Registrar of the Ghana Scholarships Secretariat (SCHOLSEC), Alex Kwaku Asafo-Agyei, has defended the government’s decision to shift focus from international to local scholarships.
He cited an overwhelming external debt burden and the need to reinvest in Ghana’s tertiary institutions.
“At some point, we must take our decisions and that is how we concluded that we need to prioritise our local institutions,” he said.
“We owe UK institutions to the tune of about £40 million, that’s nearly GH¢1 billion. If we owed this amount to our local institutions instead, they’d be able to expand infrastructure and acquire the very equipment we claim they lack and for which reason we choose to study abroad.”
His comments came at the official launch of the 2025 Local Tertiary Scholarships Programme in Accra, where 5,000 fully funded awards were announced for the 2025/2026 academic year.
The initiative, according to Mr.

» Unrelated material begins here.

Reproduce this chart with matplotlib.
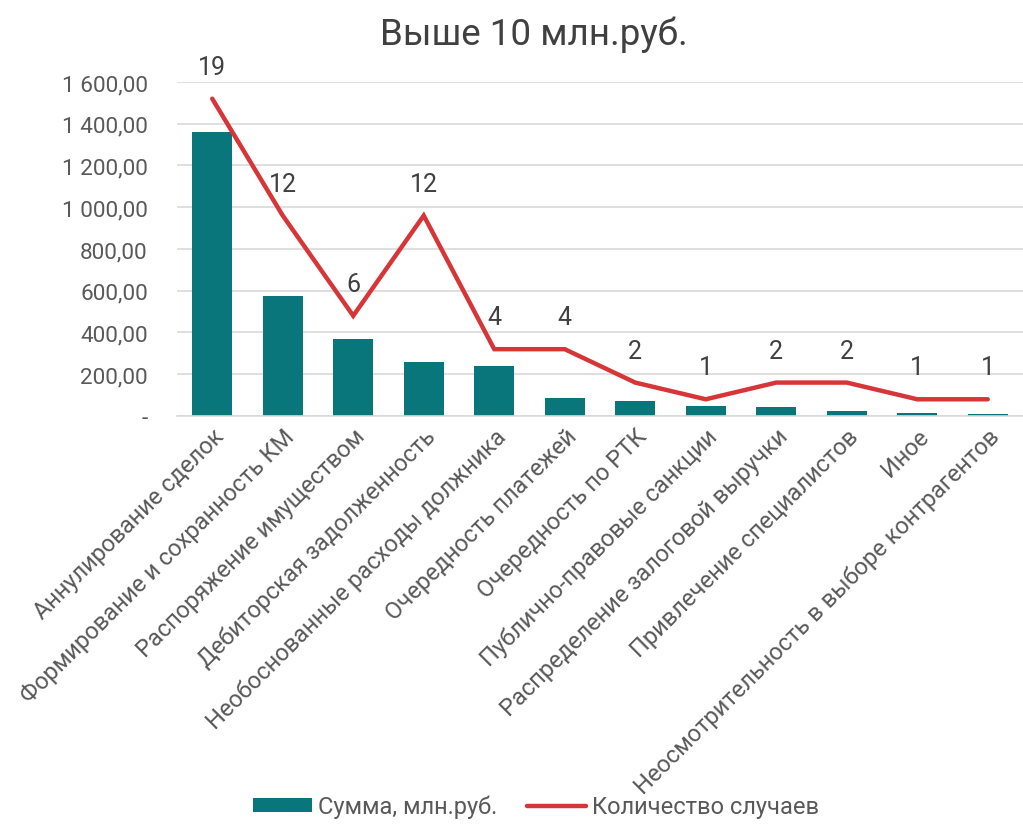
import matplotlib.pyplot as plt
from matplotlib.ticker import FuncFormatter

plt.rcParams['font.family'] = ['Roboto', 'DejaVu Sans']

# Data
categories = [
    'Аннулирование сделок',
    'Формирование и сохранность КМ',
    'Распоряжение имуществом',
    'Дебиторская задолженность',
    'Необоснованные расходы должника',
    'Очередность платежей',
    'Очередность по РТК',
    'Публично-правовые санкции',
    'Распределение залоговой выручки',
    'Привлечение специалистов',
    'Иное',
    'Неосмотрительность в выборе контрагентов',
]
amounts = [1360, 576, 369, 257, 241, 86, 73, 46, 44, 22, 14, 8]
counts = [19, 12, 6, 12, 4, 4, 2, 1, 2, 2, 1, 1]

teal = '#08767b'
red = '#d63638'
grey = '#595959'

fig = plt.figure(figsize=(10.23, 8.28), dpi=100)
ax = fig.add_axes([0.173, 0.4964, 0.827, 0.4034])
x = range(len(categories))

ax.bar(x, amounts, width=0.57, color=teal, zorder=2, label='Сумма, млн.руб.')
ax.set_ylim(0, 1600)
ax.set_xlim(-0.5, len(categories) - 0.5)
ax.set_yticks(range(0, 1601, 200))

def fmt(v, pos):
    if v == 0:
        return '-'
    s = f'{v:,.2f}'.replace(',', ' ').replace('.', ',')
    return s

ax.yaxis.set_major_formatter(FuncFormatter(fmt))
ax.grid(axis='y', color='#d9d9d9', linewidth=1.2, zorder=0)
ax.set_axisbelow(True)
for s in ['top', 'right', 'left']:
    ax.spines[s].set_visible(False)
ax.spines['bottom'].set_color('#d9d9d9')
ax.spines['bottom'].set_linewidth(1.2)
ax.tick_params(axis='y', length=0, labelsize=16.2, labelcolor=grey, pad=21)
ax.tick_params(axis='x', length=0, labelsize=17, labelcolor=grey, pad=6)
ax.set_xticks(list(x))
ax.set_xticklabels(categories, rotation=45, ha='right', rotation_mode='anchor')

ax2 = ax.twinx()
ax2.plot(list(x), counts, color=red, linewidth=3.2, solid_capstyle='round',
         solid_joinstyle='miter', label='Количество случаев', zorder=3)
ax2.set_ylim(0, 20)
ax2.axis('off')
for xi, c in zip(x, counts):
    ax2.annotate(str(c), (xi, c), xytext=(0, 23), textcoords='offset points',
                 ha='center', va='center', fontsize=18, color='#404040')

fig.text(0.522, 0.958, 'Выше 10 млн.руб.', ha='center', va='center',
         fontsize=26.5, color='#404040')

h1, l1 = ax.get_legend_handles_labels()
h2, l2 = ax2.get_legend_handles_labels()
fig.legend(h1 + h2, l1 + l2, loc='lower center', bbox_to_anchor=(0.524, -0.015),
           ncol=2, frameon=False, fontsize=17, labelcolor=grey,
           handlelength=2.5, handleheight=0.5, handletextpad=0.25,
           columnspacing=1.3)

fig.savefig('out.png', dpi=100)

Asafo-Agyei, aligns with President John Dramani Mahama’s vision of a fair and inclusive education system that empowers Ghana’s youth and strengthens national institutions.
Of the 5,000 scholarships, 2,000 awards will be provided to brilliant but needy students, selected and administered through tertiary institutions with Scholarship Secretariat oversight and 3,000 awards granted through a competitive national application process open to all qualified candidates.